What to work on: Output the line that holds "Give me the Plotly source for this chart.", the line that holds "70000, 80000, 90000]", and every line between them, exactly, but none of the pictures.

(Rows from a dataset of charts and code)
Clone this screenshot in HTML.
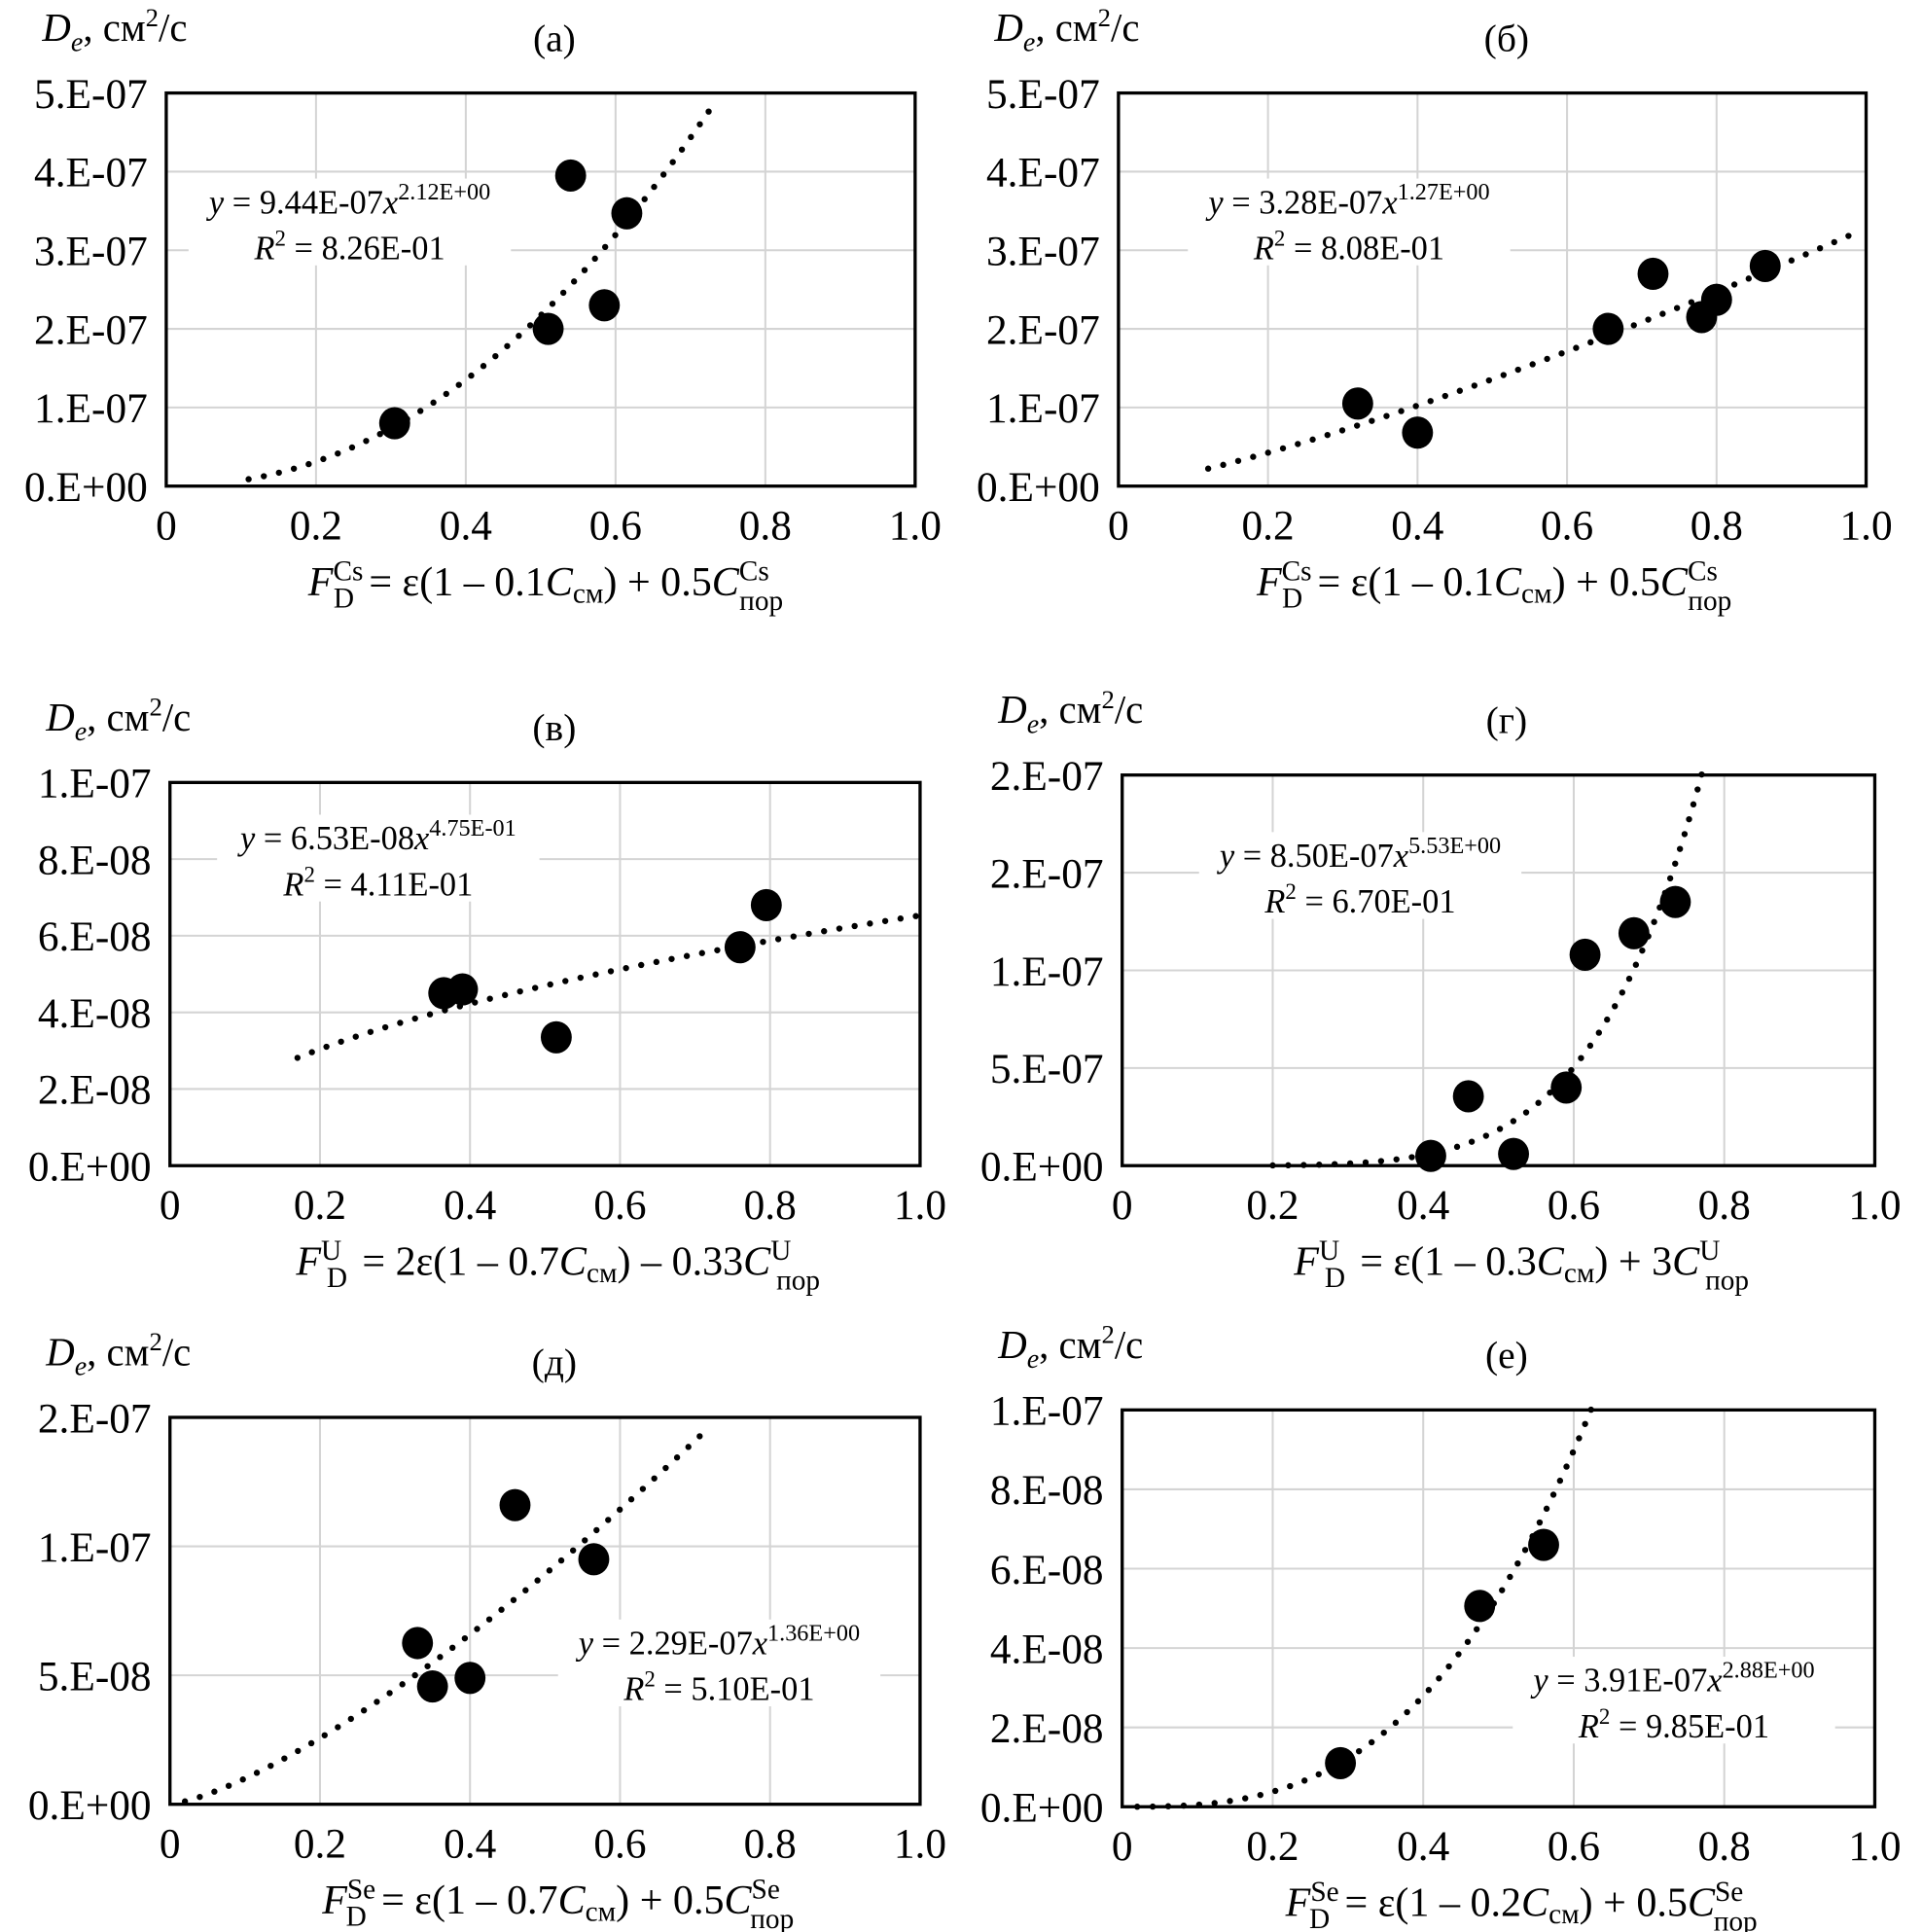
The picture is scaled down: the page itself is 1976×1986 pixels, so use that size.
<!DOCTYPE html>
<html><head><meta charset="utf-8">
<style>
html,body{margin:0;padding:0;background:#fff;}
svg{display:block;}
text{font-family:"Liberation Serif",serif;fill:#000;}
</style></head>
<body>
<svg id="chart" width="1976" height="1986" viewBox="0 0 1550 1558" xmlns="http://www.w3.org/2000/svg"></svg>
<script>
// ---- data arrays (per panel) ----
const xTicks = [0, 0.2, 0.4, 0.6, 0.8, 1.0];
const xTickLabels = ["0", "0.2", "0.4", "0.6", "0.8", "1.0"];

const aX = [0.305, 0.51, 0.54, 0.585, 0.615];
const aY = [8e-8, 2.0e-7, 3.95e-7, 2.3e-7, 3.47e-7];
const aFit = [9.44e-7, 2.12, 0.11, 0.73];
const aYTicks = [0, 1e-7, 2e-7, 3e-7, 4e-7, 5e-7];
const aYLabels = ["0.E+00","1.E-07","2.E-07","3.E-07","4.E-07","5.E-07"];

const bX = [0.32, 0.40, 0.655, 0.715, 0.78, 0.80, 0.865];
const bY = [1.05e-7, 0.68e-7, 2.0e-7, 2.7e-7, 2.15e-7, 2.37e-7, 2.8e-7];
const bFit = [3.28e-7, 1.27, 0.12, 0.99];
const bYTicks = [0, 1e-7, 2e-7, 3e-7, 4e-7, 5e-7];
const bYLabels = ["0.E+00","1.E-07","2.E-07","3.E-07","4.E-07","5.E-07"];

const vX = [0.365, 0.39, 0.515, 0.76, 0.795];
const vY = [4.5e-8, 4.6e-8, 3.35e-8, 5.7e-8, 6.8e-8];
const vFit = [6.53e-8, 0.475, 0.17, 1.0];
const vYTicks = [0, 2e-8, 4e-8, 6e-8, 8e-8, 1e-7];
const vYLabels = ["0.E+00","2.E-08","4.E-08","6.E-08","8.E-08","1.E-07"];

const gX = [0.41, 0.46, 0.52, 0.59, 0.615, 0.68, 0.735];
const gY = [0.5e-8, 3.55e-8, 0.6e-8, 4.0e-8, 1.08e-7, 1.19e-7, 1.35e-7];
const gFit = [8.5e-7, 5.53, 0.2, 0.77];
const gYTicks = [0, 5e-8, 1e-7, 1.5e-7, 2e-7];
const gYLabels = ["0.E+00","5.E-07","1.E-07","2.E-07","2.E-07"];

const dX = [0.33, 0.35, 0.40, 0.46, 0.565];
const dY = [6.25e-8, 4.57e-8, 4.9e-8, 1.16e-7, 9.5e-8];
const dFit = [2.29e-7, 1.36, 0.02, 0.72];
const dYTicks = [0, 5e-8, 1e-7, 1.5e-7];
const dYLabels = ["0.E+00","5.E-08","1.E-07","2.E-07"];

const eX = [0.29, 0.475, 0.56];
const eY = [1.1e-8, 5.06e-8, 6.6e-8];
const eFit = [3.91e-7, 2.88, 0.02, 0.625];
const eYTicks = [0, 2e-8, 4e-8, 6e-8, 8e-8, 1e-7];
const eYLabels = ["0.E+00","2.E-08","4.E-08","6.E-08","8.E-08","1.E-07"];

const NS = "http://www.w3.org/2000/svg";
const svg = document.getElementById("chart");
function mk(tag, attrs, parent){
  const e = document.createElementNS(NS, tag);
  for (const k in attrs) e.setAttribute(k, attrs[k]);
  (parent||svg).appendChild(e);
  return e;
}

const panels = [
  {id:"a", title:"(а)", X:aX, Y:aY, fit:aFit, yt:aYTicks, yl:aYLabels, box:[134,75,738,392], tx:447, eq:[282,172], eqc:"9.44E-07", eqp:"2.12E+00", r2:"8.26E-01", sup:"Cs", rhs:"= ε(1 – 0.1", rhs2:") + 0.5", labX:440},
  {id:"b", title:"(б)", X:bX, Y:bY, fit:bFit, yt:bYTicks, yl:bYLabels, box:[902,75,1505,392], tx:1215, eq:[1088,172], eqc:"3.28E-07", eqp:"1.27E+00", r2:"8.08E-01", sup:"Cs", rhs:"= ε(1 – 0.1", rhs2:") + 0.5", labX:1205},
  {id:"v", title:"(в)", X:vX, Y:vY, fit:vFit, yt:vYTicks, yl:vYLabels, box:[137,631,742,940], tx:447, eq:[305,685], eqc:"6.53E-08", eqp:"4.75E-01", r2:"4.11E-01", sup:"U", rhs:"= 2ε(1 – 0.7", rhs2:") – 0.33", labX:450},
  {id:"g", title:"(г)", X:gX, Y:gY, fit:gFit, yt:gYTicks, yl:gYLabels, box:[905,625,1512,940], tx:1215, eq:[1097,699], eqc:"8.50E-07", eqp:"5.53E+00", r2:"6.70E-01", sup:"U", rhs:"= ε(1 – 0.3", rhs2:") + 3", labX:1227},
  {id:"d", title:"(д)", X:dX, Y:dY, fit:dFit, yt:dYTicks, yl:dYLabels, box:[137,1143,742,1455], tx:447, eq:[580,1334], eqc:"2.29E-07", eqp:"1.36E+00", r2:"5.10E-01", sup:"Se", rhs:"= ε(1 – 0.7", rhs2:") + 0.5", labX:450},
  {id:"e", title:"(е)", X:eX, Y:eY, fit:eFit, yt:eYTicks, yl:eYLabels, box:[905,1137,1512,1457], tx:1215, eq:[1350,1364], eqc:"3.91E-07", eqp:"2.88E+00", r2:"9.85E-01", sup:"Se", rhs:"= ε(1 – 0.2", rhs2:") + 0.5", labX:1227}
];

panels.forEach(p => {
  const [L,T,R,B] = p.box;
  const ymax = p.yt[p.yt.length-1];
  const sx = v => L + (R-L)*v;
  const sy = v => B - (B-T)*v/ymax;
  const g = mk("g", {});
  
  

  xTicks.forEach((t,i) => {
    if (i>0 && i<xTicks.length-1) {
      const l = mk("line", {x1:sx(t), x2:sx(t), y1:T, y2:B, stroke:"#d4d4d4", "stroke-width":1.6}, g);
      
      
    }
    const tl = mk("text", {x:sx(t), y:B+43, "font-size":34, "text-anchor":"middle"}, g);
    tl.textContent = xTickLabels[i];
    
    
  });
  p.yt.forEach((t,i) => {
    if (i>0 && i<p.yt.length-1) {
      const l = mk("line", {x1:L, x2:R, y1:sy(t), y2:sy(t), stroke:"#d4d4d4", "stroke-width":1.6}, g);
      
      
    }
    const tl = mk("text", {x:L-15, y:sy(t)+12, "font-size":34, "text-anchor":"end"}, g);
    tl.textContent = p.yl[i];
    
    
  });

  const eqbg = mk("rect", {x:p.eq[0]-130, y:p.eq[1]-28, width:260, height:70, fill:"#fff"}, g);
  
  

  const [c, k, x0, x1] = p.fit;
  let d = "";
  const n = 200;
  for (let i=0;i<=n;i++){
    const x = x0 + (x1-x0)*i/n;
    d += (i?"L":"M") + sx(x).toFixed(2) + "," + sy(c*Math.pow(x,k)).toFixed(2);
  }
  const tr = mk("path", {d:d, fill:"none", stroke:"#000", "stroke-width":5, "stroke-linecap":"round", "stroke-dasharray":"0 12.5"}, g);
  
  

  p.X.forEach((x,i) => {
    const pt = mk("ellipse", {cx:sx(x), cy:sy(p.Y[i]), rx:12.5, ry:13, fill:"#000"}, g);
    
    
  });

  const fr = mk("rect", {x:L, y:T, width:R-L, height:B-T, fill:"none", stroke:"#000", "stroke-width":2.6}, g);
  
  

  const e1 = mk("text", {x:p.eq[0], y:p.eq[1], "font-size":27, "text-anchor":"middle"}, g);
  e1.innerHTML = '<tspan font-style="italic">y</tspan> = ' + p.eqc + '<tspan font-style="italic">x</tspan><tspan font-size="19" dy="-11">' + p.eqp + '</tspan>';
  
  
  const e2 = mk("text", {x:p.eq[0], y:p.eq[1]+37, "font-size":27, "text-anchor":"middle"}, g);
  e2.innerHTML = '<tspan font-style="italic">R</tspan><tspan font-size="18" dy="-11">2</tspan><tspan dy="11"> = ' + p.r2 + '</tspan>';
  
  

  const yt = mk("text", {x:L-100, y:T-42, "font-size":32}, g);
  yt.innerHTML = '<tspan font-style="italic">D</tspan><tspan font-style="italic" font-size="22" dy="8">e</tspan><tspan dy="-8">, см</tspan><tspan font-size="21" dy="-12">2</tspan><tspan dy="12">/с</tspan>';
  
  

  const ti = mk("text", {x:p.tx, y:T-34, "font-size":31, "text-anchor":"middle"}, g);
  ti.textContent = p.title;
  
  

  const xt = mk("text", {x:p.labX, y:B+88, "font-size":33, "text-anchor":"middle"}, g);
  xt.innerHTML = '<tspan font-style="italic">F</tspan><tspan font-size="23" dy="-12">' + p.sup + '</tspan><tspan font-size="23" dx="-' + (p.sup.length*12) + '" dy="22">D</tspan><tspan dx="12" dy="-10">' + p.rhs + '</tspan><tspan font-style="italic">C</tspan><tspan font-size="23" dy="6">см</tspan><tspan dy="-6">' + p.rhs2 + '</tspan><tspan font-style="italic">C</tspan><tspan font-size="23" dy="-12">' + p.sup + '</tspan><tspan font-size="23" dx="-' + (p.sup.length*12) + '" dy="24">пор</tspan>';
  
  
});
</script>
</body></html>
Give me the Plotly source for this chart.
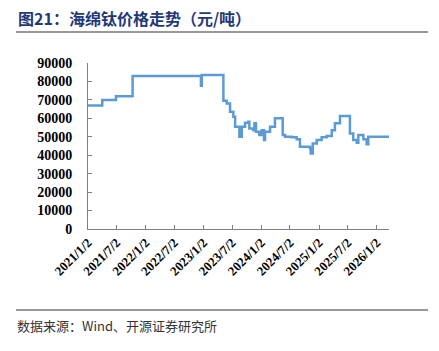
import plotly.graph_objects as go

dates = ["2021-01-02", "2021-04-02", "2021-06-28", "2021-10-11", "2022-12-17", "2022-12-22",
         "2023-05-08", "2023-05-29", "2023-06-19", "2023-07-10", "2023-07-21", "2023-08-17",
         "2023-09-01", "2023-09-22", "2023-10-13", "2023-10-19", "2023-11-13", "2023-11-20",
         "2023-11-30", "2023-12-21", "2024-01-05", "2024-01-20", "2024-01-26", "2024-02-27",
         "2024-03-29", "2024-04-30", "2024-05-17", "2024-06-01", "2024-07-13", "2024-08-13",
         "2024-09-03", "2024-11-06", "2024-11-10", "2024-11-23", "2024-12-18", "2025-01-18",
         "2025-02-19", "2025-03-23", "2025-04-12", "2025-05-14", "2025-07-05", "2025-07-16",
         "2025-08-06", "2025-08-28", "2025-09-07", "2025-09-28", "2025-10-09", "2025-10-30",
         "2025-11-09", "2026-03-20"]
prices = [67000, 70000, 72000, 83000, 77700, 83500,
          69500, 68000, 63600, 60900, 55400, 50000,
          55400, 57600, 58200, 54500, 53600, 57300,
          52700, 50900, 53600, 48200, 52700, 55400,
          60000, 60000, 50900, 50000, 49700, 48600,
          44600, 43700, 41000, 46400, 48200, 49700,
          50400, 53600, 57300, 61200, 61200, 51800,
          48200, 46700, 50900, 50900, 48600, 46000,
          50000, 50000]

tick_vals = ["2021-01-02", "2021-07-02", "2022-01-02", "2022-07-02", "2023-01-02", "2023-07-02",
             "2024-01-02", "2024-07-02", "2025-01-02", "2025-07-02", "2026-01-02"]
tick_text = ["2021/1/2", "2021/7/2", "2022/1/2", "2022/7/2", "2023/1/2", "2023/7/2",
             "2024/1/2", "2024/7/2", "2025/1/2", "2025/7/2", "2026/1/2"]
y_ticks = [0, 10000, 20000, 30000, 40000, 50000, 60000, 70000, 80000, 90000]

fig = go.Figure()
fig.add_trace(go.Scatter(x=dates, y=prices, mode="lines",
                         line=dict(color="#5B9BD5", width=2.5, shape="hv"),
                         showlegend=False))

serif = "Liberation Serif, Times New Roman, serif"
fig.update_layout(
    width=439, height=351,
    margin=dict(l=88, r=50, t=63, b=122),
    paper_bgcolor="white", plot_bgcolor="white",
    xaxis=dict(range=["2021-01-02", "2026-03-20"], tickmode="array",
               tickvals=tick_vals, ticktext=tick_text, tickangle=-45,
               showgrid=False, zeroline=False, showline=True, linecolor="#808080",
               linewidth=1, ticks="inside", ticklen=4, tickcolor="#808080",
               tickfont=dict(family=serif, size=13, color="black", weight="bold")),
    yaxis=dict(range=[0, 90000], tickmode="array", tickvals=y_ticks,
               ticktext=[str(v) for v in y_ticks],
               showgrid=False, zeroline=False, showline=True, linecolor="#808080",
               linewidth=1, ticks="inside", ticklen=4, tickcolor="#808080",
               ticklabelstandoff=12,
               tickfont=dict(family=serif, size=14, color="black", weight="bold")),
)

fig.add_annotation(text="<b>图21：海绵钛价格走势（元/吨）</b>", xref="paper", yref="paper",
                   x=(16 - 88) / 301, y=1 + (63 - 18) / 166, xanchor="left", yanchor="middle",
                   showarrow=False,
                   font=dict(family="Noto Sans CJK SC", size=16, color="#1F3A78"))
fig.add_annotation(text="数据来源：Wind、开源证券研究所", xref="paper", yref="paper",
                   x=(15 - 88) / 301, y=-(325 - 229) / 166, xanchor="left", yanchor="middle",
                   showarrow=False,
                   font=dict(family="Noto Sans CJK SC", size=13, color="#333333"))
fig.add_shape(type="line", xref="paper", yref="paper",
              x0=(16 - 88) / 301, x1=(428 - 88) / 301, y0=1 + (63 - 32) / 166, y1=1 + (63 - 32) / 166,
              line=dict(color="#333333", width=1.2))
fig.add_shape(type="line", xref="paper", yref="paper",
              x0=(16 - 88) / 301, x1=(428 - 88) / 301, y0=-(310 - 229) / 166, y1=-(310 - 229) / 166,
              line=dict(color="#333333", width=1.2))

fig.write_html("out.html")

Solved exercise:
Give me the Plotly source for this chart.
import plotly.graph_objects as go

dates = ["2021-01-02", "2021-04-02", "2021-06-28", "2021-10-11", "2022-12-17", "2022-12-22",
         "2023-05-08", "2023-05-29", "2023-06-19", "2023-07-10", "2023-07-21", "2023-08-17",
         "2023-09-01", "2023-09-22", "2023-10-13", "2023-10-19", "2023-11-13", "2023-11-20",
         "2023-11-30", "2023-12-21", "2024-01-05", "2024-01-20", "2024-01-26", "2024-02-27",
         "2024-03-29", "2024-04-30", "2024-05-17", "2024-06-01", "2024-07-13", "2024-08-13",
         "2024-09-03", "2024-11-06", "2024-11-10", "2024-11-23", "2024-12-18", "2025-01-18",
         "2025-02-19", "2025-03-23", "2025-04-12", "2025-05-14", "2025-07-05", "2025-07-16",
         "2025-08-06", "2025-08-28", "2025-09-07", "2025-09-28", "2025-10-09", "2025-10-30",
         "2025-11-09", "2026-03-20"]
prices = [67000, 70000, 72000, 83000, 77700, 83500,
          69500, 68000, 63600, 60900, 55400, 50000,
          55400, 57600, 58200, 54500, 53600, 57300,
          52700, 50900, 53600, 48200, 52700, 55400,
          60000, 60000, 50900, 50000, 49700, 48600,
          44600, 43700, 41000, 46400, 48200, 49700,
          50400, 53600, 57300, 61200, 61200, 51800,
          48200, 46700, 50900, 50900, 48600, 46000,
          50000, 50000]

tick_vals = ["2021-01-02", "2021-07-02", "2022-01-02", "2022-07-02", "2023-01-02", "2023-07-02",
             "2024-01-02", "2024-07-02", "2025-01-02", "2025-07-02", "2026-01-02"]
tick_text = ["2021/1/2", "2021/7/2", "2022/1/2", "2022/7/2", "2023/1/2", "2023/7/2",
             "2024/1/2", "2024/7/2", "2025/1/2", "2025/7/2", "2026/1/2"]
y_ticks = [0, 10000, 20000, 30000, 40000, 50000, 60000, 70000, 80000, 90000]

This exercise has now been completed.